Como una tromba pasaba mi 1995. Descubrí a principios de ese año que el cine podía tener con mucho carisma otros modos de narración, y Pulp Fiction de Quentin Tarantino, me sirvió de puente a la búsqueda del arte que conforma el negocio del cine. En verano, Nueba Yol se convierte en el precedente masivo de nuestra naciente fábrica de sueños insular. Euforia nivel Dios me poblaba.
Pero no fue hasta finales de ese año-quizás mi memoria lo quiere ubicar a finales para coronar el tríptico perfecto-cuando caminé con mi amigo Oscar desde la prolongación Tiradentes hasta el Conservatorio Nacional de Música para ver en las Cuevas de Santa Ana a Luis Días junto a Sonia Silvestre.
«Placeres» se llamaba el concierto. Yo, había visto al «Terror» de pequeño, cuando se difundía el que sería considerado oficialmente el primer vídeoclip en nuestro país: «Ay Ombe». Sentí conexión con su lamento. Parecía un tipo cercano. Sin Curly. Sin una Organización Secreta que le amparase. De inmediato, me desviaba a los muñequitos de rigor que sucedían a ese espacio vacío que rellenaba con musicales Teleantillas.
Pubertad y adolescencia en búsqueda de identidades. Por ese campo de batalla y autoengaños, atravesé cualquier tribu urbana. Hasta 1995.

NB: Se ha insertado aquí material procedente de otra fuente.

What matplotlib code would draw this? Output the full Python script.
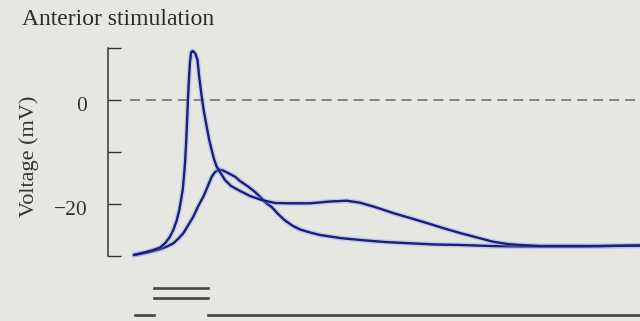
import numpy as np
import matplotlib
matplotlib.use("Agg")
import matplotlib.pyplot as plt
from matplotlib.transforms import ScaledTranslation

# time in ms, voltage in mV
spike_t = [0.0, 0.93, 1.93, 2.6, 3.1, 3.55, 3.93, 4.25, 4.53, 4.7,
           4.87, 5.0, 5.1, 5.2, 5.27, 5.33, 5.4, 5.5, 5.6, 5.7,
           5.77, 5.87, 6.0, 6.15, 6.35, 6.5, 6.77, 7.0, 7.27, 7.5,
           7.77, 8.0, 8.27, 8.6, 9.1, 9.7, 10.43, 11.6, 12.77, 14.1,
           15.6, 17.6, 19.6, 21.27, 22.6, 24.1, 25.9, 27.6, 29.27, 30.9,
           32.6, 34.3, 35.9, 37.3, 38.6, 40.6, 42.6, 46.6, 50.6]
spike_v = [-29.8, -29.37, -28.85, -28.37, -27.56, -26.44, -25.0, -23.27, -21.15, -19.23,
           -17.31, -14.62, -12.12, -8.65, -5.77, -2.88, 0.38, 4.23, 7.31, 9.04,
           9.33, 9.42, 9.23, 8.85, 7.69, 4.81, 0.63, -2.31, -5.13, -7.5,
           -9.62, -11.35, -12.83, -13.85, -15.38, -16.54, -17.31, -18.46, -19.23, -19.81,
           -19.87, -19.87, -19.52, -19.37, -19.75, -20.58, -21.73, -22.69, -23.65, -24.62,
           -25.58, -26.44, -27.25, -27.69, -27.88, -28.08, -28.08, -28.08, -27.98]

slow_t = [0.0, 1.27, 2.6, 3.3, 3.93, 4.4, 4.93, 5.4, 5.93, 6.4,
          6.93, 7.35, 7.77, 8.1, 8.43, 8.6, 8.9, 9.4, 10.1, 10.6,
          11.43, 12.1, 12.77, 13.2, 13.77, 14.4, 15.1, 15.9, 16.6, 17.6,
          18.6, 20.6, 22.6, 25.1, 27.6, 30.1, 32.6, 35.6, 38.6, 44.6, 50.6]
slow_v = [-29.8, -29.37, -28.71, -28.17, -27.56, -26.73, -25.63, -24.13, -22.44, -20.48,
          -18.6, -16.73, -14.75, -13.85, -13.46, -13.42, -13.56, -14.04, -14.75, -15.58,
          -16.67, -17.69, -18.9, -19.81, -20.58, -21.92, -23.17, -24.23, -24.9, -25.48,
          -25.96, -26.54, -26.92, -27.31, -27.56, -27.79, -27.88, -28.08, -28.17, -28.17, -27.98]

# stimulus monitor traces below the recording
stim_upper = -36.2
stim_lower = -38.1
stim_base = -41.4
stim_on, stim_off = 2.0, 7.4
trace_start, trace_end = 0.1, 50.6

ytick_vals = [-30, -20, -10, 0, 10]
ytick_labels = ['', '\u221220', '', '0', '']

bg = '#e7e7e2'
navy = '#1b1f7c'

plt.rcParams['font.family'] = ['Liberation Serif', 'DejaVu Serif']
plt.rcParams['lines.scale_dashes'] = False

fig = plt.figure(figsize=(6.4, 3.21), dpi=100, facecolor=bg)
ax = fig.add_axes([108 / 640, 0, 532 / 640, 1])
ax.set_facecolor(bg)

# zero reference
ax.plot([-0.4, 50.6], [0, 0], color='#7a7a78', lw=1.3, dashes=(7.2, 4.3))

for t, v in [(slow_t, slow_v), (spike_t, spike_v)]:
    ax.plot(t, v, color='#8f9ce6', lw=3.8, alpha=0.35, solid_joinstyle='round', solid_capstyle='round')
    ax.plot(t, v, color=navy, lw=1.7, solid_joinstyle='round', solid_capstyle='round')

# stimulus bars
ax.plot([stim_on, stim_off], [stim_upper, stim_upper], color='#444444', lw=1.9)
ax.plot([stim_on, stim_off], [stim_lower, stim_lower], color='#444444', lw=1.9)
ax.plot([trace_start, stim_on], [stim_base, stim_base], color='#444444', lw=1.9)
ax.plot([stim_off, trace_end], [stim_base, stim_base], color='#444444', lw=1.9)

ax.set_xlim(-2.6, 50.6)
ax.set_ylim(-42.5, 19.23)

for side in ['top', 'right', 'bottom']:
    ax.spines[side].set_visible(False)
ax.spines['left'].set_bounds(-30, 10)
ax.spines['left'].set_color('#333333')
ax.spines['left'].set_linewidth(1.1)
ax.set_xticks([])
ax.set_yticks(ytick_vals)
ax.set_yticklabels(ytick_labels, fontsize=15.5, color='#333333')
ax.tick_params(axis='y', direction='in', length=9.5, width=1.0, color='#333333', pad=15)
for lbl in ax.get_yticklabels():
    lbl.set_transform(lbl.get_transform() + ScaledTranslation(0, -0.045, fig.dpi_scale_trans))

ax.set_ylabel('Voltage (mV)', fontsize=16, color='#333333')
ax.yaxis.set_label_coords(-0.130, 0.514)

fig.text(22 / 640, 1 - 25 / 321, 'Anterior stimulation', fontsize=17,
         color='#2a2a2a', va='baseline', ha='left')

fig.savefig('out.png', dpi=100, facecolor=bg)
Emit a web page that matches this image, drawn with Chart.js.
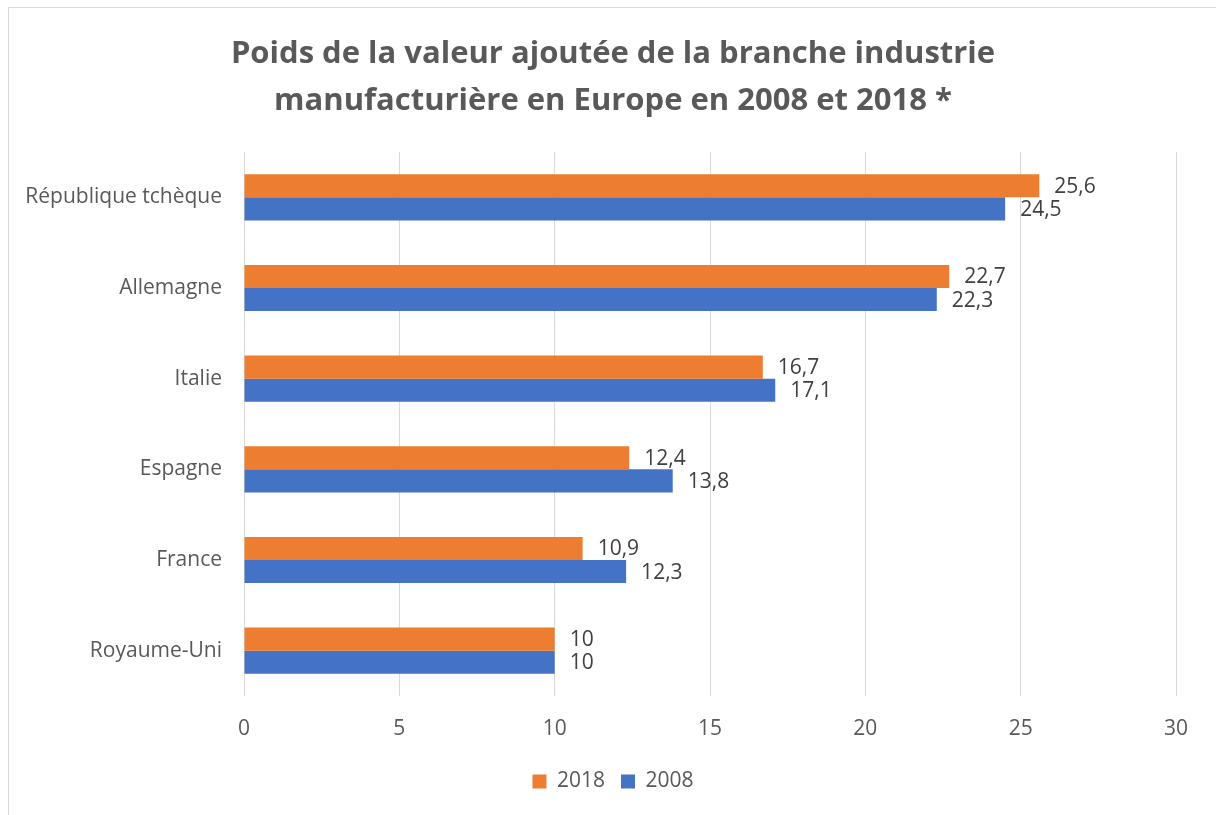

Ese concierto, para mí, fue muy especial: interioricé por primera vez la prosa descarnada de Luis Días. Cómo retrataba a los «malos» dominicanos de la periferia. Bachata y merengue con grajo. Salve, pri prí, gagá y toda nuestra raíz teñida de rock en composición y actitud, hicieron mirarme. No me perdí jamás en traslación.